--- EXERCISE DATA ---

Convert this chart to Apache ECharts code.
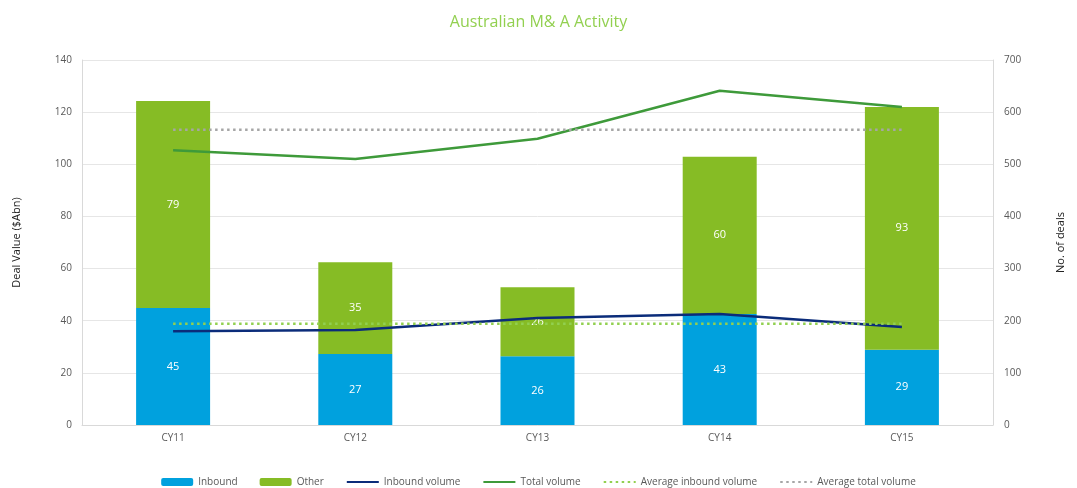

---
--- EXERCISE DATA ---

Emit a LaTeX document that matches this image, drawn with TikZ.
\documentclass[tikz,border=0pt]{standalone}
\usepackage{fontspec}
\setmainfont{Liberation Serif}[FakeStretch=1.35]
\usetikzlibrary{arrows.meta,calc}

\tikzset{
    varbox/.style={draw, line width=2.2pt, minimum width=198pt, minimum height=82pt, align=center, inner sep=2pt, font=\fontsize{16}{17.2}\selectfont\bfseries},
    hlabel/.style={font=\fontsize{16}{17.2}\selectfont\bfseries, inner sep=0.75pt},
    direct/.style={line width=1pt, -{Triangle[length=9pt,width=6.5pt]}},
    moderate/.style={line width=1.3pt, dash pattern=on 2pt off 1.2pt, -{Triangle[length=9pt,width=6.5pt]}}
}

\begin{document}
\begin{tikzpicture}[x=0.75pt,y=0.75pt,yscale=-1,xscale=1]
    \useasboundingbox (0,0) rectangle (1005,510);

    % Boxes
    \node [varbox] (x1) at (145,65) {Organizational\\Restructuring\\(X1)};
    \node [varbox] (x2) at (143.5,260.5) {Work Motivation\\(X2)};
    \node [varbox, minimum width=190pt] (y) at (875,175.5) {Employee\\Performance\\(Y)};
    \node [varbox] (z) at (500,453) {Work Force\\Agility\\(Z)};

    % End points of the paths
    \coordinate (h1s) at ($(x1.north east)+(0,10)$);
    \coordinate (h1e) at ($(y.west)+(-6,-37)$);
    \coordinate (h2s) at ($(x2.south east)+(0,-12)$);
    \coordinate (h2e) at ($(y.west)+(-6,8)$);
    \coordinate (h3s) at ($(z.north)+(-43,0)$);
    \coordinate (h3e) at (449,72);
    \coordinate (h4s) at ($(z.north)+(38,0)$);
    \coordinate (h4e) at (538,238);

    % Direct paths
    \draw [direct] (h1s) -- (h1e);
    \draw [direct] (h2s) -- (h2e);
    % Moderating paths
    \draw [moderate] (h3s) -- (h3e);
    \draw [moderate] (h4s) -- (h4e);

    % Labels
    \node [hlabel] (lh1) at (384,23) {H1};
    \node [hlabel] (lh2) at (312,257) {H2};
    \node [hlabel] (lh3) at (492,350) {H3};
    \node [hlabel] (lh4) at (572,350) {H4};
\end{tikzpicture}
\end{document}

---
--- EXERCISE DATA ---

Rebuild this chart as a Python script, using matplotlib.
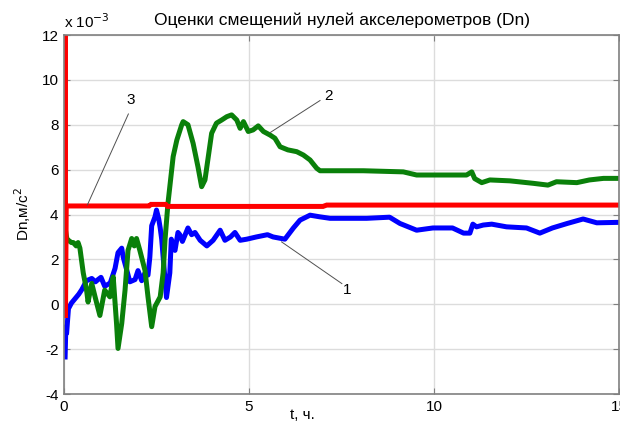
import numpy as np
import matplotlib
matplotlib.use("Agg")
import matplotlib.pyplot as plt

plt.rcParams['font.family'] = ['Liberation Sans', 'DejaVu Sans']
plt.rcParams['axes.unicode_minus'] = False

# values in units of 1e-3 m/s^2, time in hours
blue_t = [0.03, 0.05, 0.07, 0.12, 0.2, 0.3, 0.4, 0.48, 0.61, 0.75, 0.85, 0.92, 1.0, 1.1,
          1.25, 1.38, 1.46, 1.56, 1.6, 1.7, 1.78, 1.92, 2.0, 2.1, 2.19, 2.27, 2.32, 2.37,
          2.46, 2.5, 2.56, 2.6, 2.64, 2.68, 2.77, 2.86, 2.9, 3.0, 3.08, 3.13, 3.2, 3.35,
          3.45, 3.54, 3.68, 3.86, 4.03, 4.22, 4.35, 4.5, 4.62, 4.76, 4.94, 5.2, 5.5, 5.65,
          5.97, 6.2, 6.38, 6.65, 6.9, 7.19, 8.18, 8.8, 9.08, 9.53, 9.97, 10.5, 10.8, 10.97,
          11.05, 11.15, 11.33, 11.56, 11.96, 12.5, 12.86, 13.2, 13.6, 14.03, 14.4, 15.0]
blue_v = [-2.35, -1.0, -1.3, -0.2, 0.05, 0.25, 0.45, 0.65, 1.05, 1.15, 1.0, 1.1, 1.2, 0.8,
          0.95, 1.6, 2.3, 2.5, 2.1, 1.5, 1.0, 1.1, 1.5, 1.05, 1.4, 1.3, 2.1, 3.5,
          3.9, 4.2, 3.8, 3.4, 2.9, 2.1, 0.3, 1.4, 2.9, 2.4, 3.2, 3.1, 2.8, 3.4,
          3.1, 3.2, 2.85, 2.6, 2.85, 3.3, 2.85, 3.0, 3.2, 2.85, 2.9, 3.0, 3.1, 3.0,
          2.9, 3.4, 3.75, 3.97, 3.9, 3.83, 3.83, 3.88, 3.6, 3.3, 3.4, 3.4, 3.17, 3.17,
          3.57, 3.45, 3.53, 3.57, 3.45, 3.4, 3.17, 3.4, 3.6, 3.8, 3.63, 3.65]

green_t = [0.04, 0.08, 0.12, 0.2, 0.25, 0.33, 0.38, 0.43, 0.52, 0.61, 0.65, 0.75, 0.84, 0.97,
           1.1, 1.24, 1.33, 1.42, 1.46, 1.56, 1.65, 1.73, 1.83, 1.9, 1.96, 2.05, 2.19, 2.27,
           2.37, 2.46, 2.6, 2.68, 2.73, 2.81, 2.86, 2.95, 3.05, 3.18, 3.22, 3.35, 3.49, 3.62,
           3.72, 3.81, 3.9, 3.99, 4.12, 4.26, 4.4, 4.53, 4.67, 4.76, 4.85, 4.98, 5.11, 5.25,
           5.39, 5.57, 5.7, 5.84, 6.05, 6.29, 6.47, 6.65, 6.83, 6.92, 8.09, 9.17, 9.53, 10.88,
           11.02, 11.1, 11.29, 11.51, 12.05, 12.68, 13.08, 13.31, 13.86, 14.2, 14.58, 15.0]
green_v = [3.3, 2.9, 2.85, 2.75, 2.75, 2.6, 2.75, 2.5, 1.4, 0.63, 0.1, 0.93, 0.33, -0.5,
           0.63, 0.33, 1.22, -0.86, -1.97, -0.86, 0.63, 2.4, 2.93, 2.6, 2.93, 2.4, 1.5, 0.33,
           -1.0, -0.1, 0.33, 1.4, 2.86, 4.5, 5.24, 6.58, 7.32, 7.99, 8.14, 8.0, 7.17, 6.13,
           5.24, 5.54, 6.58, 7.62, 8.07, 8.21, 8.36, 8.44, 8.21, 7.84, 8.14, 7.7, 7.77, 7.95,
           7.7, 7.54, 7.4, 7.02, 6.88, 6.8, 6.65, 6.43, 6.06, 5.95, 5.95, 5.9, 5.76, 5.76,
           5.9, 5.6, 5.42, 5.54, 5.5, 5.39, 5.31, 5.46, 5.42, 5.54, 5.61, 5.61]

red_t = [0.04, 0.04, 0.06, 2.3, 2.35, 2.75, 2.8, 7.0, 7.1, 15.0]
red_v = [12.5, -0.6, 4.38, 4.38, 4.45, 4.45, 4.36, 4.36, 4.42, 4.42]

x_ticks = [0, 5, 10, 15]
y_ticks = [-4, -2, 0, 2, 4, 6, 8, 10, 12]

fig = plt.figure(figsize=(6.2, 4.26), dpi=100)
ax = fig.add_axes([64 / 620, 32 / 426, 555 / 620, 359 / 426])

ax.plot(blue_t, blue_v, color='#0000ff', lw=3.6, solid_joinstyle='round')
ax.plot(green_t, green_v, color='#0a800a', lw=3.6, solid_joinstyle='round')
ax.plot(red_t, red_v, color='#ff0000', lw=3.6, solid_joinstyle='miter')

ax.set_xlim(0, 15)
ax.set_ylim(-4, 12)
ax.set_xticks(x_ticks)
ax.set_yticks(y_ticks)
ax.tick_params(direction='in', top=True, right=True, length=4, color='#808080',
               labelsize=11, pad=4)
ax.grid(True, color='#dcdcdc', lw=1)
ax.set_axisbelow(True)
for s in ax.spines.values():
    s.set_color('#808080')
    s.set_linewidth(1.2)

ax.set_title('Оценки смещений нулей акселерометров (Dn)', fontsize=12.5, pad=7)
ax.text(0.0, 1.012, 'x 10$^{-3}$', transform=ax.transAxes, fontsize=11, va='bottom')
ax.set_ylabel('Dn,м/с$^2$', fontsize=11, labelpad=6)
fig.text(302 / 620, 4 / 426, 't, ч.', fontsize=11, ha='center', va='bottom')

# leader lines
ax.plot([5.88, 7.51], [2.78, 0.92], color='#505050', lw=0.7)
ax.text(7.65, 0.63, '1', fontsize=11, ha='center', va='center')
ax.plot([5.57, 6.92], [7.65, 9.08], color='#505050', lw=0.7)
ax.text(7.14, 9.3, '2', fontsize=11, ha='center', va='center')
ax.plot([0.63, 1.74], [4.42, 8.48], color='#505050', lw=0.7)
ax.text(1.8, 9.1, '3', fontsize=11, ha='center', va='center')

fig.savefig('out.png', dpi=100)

---

*TASK:*
Repeat exactly the stretch of lines that opens with the line containing "Rebuild this chart" and closes with the line containing "3.8, 3.63, 3.65]". Leave the pictures out, and add nothing.

*THE RESULT:*
Rebuild this chart as a Python script, using matplotlib.
import numpy as np
import matplotlib
matplotlib.use("Agg")
import matplotlib.pyplot as plt

plt.rcParams['font.family'] = ['Liberation Sans', 'DejaVu Sans']
plt.rcParams['axes.unicode_minus'] = False

# values in units of 1e-3 m/s^2, time in hours
blue_t = [0.03, 0.05, 0.07, 0.12, 0.2, 0.3, 0.4, 0.48, 0.61, 0.75, 0.85, 0.92, 1.0, 1.1,
          1.25, 1.38, 1.46, 1.56, 1.6, 1.7, 1.78, 1.92, 2.0, 2.1, 2.19, 2.27, 2.32, 2.37,
          2.46, 2.5, 2.56, 2.6, 2.64, 2.68, 2.77, 2.86, 2.9, 3.0, 3.08, 3.13, 3.2, 3.35,
          3.45, 3.54, 3.68, 3.86, 4.03, 4.22, 4.35, 4.5, 4.62, 4.76, 4.94, 5.2, 5.5, 5.65,
          5.97, 6.2, 6.38, 6.65, 6.9, 7.19, 8.18, 8.8, 9.08, 9.53, 9.97, 10.5, 10.8, 10.97,
          11.05, 11.15, 11.33, 11.56, 11.96, 12.5, 12.86, 13.2, 13.6, 14.03, 14.4, 15.0]
blue_v = [-2.35, -1.0, -1.3, -0.2, 0.05, 0.25, 0.45, 0.65, 1.05, 1.15, 1.0, 1.1, 1.2, 0.8,
          0.95, 1.6, 2.3, 2.5, 2.1, 1.5, 1.0, 1.1, 1.5, 1.05, 1.4, 1.3, 2.1, 3.5,
          3.9, 4.2, 3.8, 3.4, 2.9, 2.1, 0.3, 1.4, 2.9, 2.4, 3.2, 3.1, 2.8, 3.4,
          3.1, 3.2, 2.85, 2.6, 2.85, 3.3, 2.85, 3.0, 3.2, 2.85, 2.9, 3.0, 3.1, 3.0,
          2.9, 3.4, 3.75, 3.97, 3.9, 3.83, 3.83, 3.88, 3.6, 3.3, 3.4, 3.4, 3.17, 3.17,
          3.57, 3.45, 3.53, 3.57, 3.45, 3.4, 3.17, 3.4, 3.6, 3.8, 3.63, 3.65]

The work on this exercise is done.